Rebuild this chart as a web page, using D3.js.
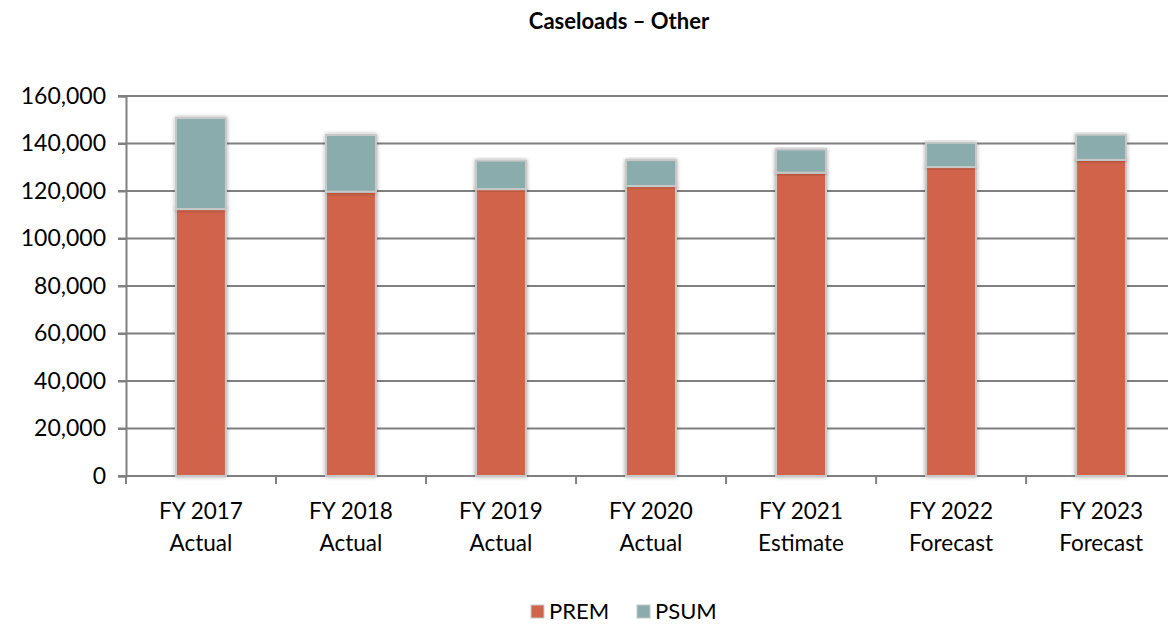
<!DOCTYPE html>
<html><head><meta charset="utf-8">
<script src="https://cdn.jsdelivr.net/npm/d3@7"></script>
<style>body{margin:0;background:#fff}svg{display:block}text{font-family:Lato,"Open Sans",sans-serif}</style>
</head><body><svg id="c" width="1168" height="624"></svg>
<script>
const categories = ["FY 2017|Actual","FY 2018|Actual","FY 2019|Actual","FY 2020|Actual","FY 2021|Estimate","FY 2022|Forecast","FY 2023|Forecast"];
const prem = [112400,119700,120800,122100,127700,130100,133100];
const psum = [38300,23900,12000,10900,9800,10200,10600];
const seriesNames = ["PREM","PSUM"];
const colors = ["#D0644A","#8AACAC"];
const yTicks = [0,20000,40000,60000,80000,100000,120000,140000,160000];

const svg = d3.select("#c");
const L=126, R=1176, T=96, B=476;
const x = d3.scaleBand().domain(categories).range([L,R]).paddingInner(0.667).paddingOuter(0.333);
const y = d3.scaleLinear().domain([0,160000]).range([B,T]);

svg.append("text").attr("x",619).attr("y",29).attr("text-anchor","middle")
  .attr("font-size",22).attr("font-weight","bold").attr("fill","#000").text("Caseloads – Other");

// gridlines
svg.append("g").selectAll("line").data(yTicks.slice(1)).join("line")
  .attr("x1",L-8).attr("x2",1168).attr("y1",d=>y(d)).attr("y2",d=>y(d))
  .attr("stroke","#808080").attr("stroke-width",2);

// y axis
const ya = svg.append("g").attr("transform",`translate(${L},0)`)
  .call(d3.axisLeft(y).tickValues(yTicks).tickSize(8).tickPadding(12).tickFormat(d3.format(",")));
ya.select(".domain").attr("stroke","#808080").attr("stroke-width",2);
ya.selectAll(".tick line").attr("stroke","#808080").attr("stroke-width",2);
ya.selectAll("text").attr("font-size",23).attr("fill","#000").attr("font-family","Lato, sans-serif");

// x axis
const xa = svg.append("g").attr("transform",`translate(0,${B})`);
xa.append("line").attr("x1",L-8).attr("x2",1168).attr("y1",0).attr("y2",0).attr("stroke","#808080").attr("stroke-width",2);
const step = x.step();
xa.selectAll("line.tk").data(d3.range(categories.length+1)).join("line").attr("class","tk")
  .attr("x1",i=>L+i*step).attr("x2",i=>L+i*step).attr("y1",0).attr("y2",8)
  .attr("stroke","#808080").attr("stroke-width",2);
const lbl = xa.selectAll("text").data(categories).join("text")
  .attr("text-anchor","middle").attr("font-size",22.5).attr("fill","#000")
  .attr("transform",d=>`translate(${x(d)+x.bandwidth()/2},0)`);
lbl.each(function(d){
  const parts=d.split("|");
  d3.select(this).selectAll("tspan").data(parts).join("tspan").attr("x",0).attr("y",(p,i)=>43+i*32).text(p=>p);
});

// shadow filter
const defs = svg.append("defs");
const f = defs.append("filter").attr("id","sh").attr("x","-30%").attr("y","-10%").attr("width","160%").attr("height","120%");
f.append("feGaussianBlur").attr("in","SourceAlpha").attr("stdDeviation",2);
f.append("feOffset").attr("dx",0).attr("dy",0).attr("result","b");
f.append("feComponentTransfer").append("feFuncA").attr("type","linear").attr("slope",0.35);
const m=f.append("feMerge"); m.append("feMergeNode"); m.append("feMergeNode").attr("in","SourceGraphic");

const data = categories.map((c,i)=>({cat:c,PREM:prem[i],PSUM:psum[i]}));
const stack = d3.stack().keys(seriesNames)(data);
const bars = svg.append("g");
stack.forEach((s,si)=>{
  bars.append("g").selectAll("rect").data(s).join("rect")
    .attr("x",d=>x(d.data.cat)).attr("width",x.bandwidth())
    .attr("y",d=>y(d[1])).attr("height",d=>y(d[0])-y(d[1]))
    .attr("fill",colors[si]).attr("stroke","#c8c8c8").attr("stroke-width",2)
    .attr("filter","url(#sh)");
});

// legend
const lg = svg.append("g");
const items=[{n:"PREM",x:531},{n:"PSUM",x:637}];
items.forEach((it,i)=>{
  lg.append("rect").attr("x",it.x).attr("y",605).attr("width",13).attr("height",13)
    .attr("fill",colors[i]).attr("stroke","#c8c8c8").attr("stroke-width",1);
  lg.append("text").attr("x",it.x+18).attr("y",619).attr("font-size",22).attr("fill","#000").text(it.n);
});
</script></body></html>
----------
WRITTEN EXERCISE :: Copy out each line word for word, please, skipping the images.

RESPONSE ::
Rebuild this chart as a web page, using D3.js.
<!DOCTYPE html>
<html><head><meta charset="utf-8">
<script src="https://cdn.jsdelivr.net/npm/d3@7"></script>
<style>body{margin:0;background:#fff}svg{display:block}text{font-family:Lato,"Open Sans",sans-serif}</style>
</head><body><svg id="c" width="1168" height="624"></svg>
<script>
const categories = ["FY 2017|Actual","FY 2018|Actual","FY 2019|Actual","FY 2020|Actual","FY 2021|Estimate","FY 2022|Forecast","FY 2023|Forecast"];
const prem = [112400,119700,120800,122100,127700,130100,133100];
const psum = [38300,23900,12000,10900,9800,10200,10600];
const seriesNames = ["PREM","PSUM"];
const colors = ["#D0644A","#8AACAC"];
const yTicks = [0,20000,40000,60000,80000,100000,120000,140000,160000];

const svg = d3.select("#c");
const L=126, R=1176, T=96, B=476;
const x = d3.scaleBand().domain(categories).range([L,R]).paddingInner(0.667).paddingOuter(0.333);
const y = d3.scaleLinear().domain([0,160000]).range([B,T]);

svg.append("text").attr("x",619).attr("y",29).attr("text-anchor","middle")
  .attr("font-size",22).attr("font-weight","bold").attr("fill","#000").text("Caseloads – Other");

// gridlines
svg.append("g").selectAll("line").data(yTicks.slice(1)).join("line")
  .attr("x1",L-8).attr("x2",1168).attr("y1",d=>y(d)).attr("y2",d=>y(d))
  .attr("stroke","#808080").attr("stroke-width",2);

// y axis
const ya = svg.append("g").attr("transform",`translate(${L},0)`)
  .call(d3.axisLeft(y).tickValues(yTicks).tickSize(8).tickPadding(12).tickFormat(d3.format(",")));
ya.select(".domain").attr("stroke","#808080").attr("stroke-width",2);
ya.selectAll(".tick line").attr("stroke","#808080").attr("stroke-width",2);
ya.selectAll("text").attr("font-size",23).attr("fill","#000").attr("font-family","Lato, sans-serif");

// x axis
const xa = svg.append("g").attr("transform",`translate(0,${B})`);
xa.append("line").attr("x1",L-8).attr("x2",1168).attr("y1",0).attr("y2",0).attr("stroke","#808080").attr("stroke-width",2);
const step = x.step();
xa.selectAll("line.tk").data(d3.range(categories.length+1)).join("line").attr("class","tk")
  .attr("x1",i=>L+i*step).attr("x2",i=>L+i*step).attr("y1",0).attr("y2",8)
  .attr("stroke","#808080").attr("stroke-width",2);
const lbl = xa.selectAll("text").data(categories).join("text")
  .attr("text-anchor","middle").attr("font-size",22.5).attr("fill","#000")
  .attr("transform",d=>`translate(${x(d)+x.bandwidth()/2},0)`);
lbl.each(function(d){
  const parts=d.split("|");
  d3.select(this).selectAll("tspan").data(parts).join("tspan").attr("x",0).attr("y",(p,i)=>43+i*32).text(p=>p);
});

// shadow filter
const defs = svg.append("defs");
const f = defs.append("filter").attr("id","sh").attr("x","-30%").attr("y","-10%").attr("width","160%").attr("height","120%");
f.append("feGaussianBlur").attr("in","SourceAlpha").attr("stdDeviation",2);
f.append("feOffset").attr("dx",0).attr("dy",0).attr("result","b");
f.append("feComponentTransfer").append("feFuncA").attr("type","linear").attr("slope",0.35);
const m=f.append("feMerge"); m.append("feMergeNode"); m.append("feMergeNode").attr("in","SourceGraphic");

const data = categories.map((c,i)=>({cat:c,PREM:prem[i],PSUM:psum[i]}));
const stack = d3.stack().keys(seriesNames)(data);
const bars = svg.append("g");
stack.forEach((s,si)=>{
  bars.append("g").selectAll("rect").data(s).join("rect")
    .attr("x",d=>x(d.data.cat)).attr("width",x.bandwidth())
    .attr("y",d=>y(d[1])).attr("height",d=>y(d[0])-y(d[1]))
    .attr("fill",colors[si]).attr("stroke","#c8c8c8").attr("stroke-width",2)
    .attr("filter","url(#sh)");
});

// legend
const lg = svg.append("g");
const items=[{n:"PREM",x:531},{n:"PSUM",x:637}];
items.forEach((it,i)=>{
  lg.append("rect").attr("x",it.x).attr("y",605).attr("width",13).attr("height",13)
    .attr("fill",colors[i]).attr("stroke","#c8c8c8").attr("stroke-width",1);
  lg.append("text").attr("x",it.x+18).attr("y",619).attr("font-size",22).attr("fill","#000").text(it.n);
});
</script></body></html>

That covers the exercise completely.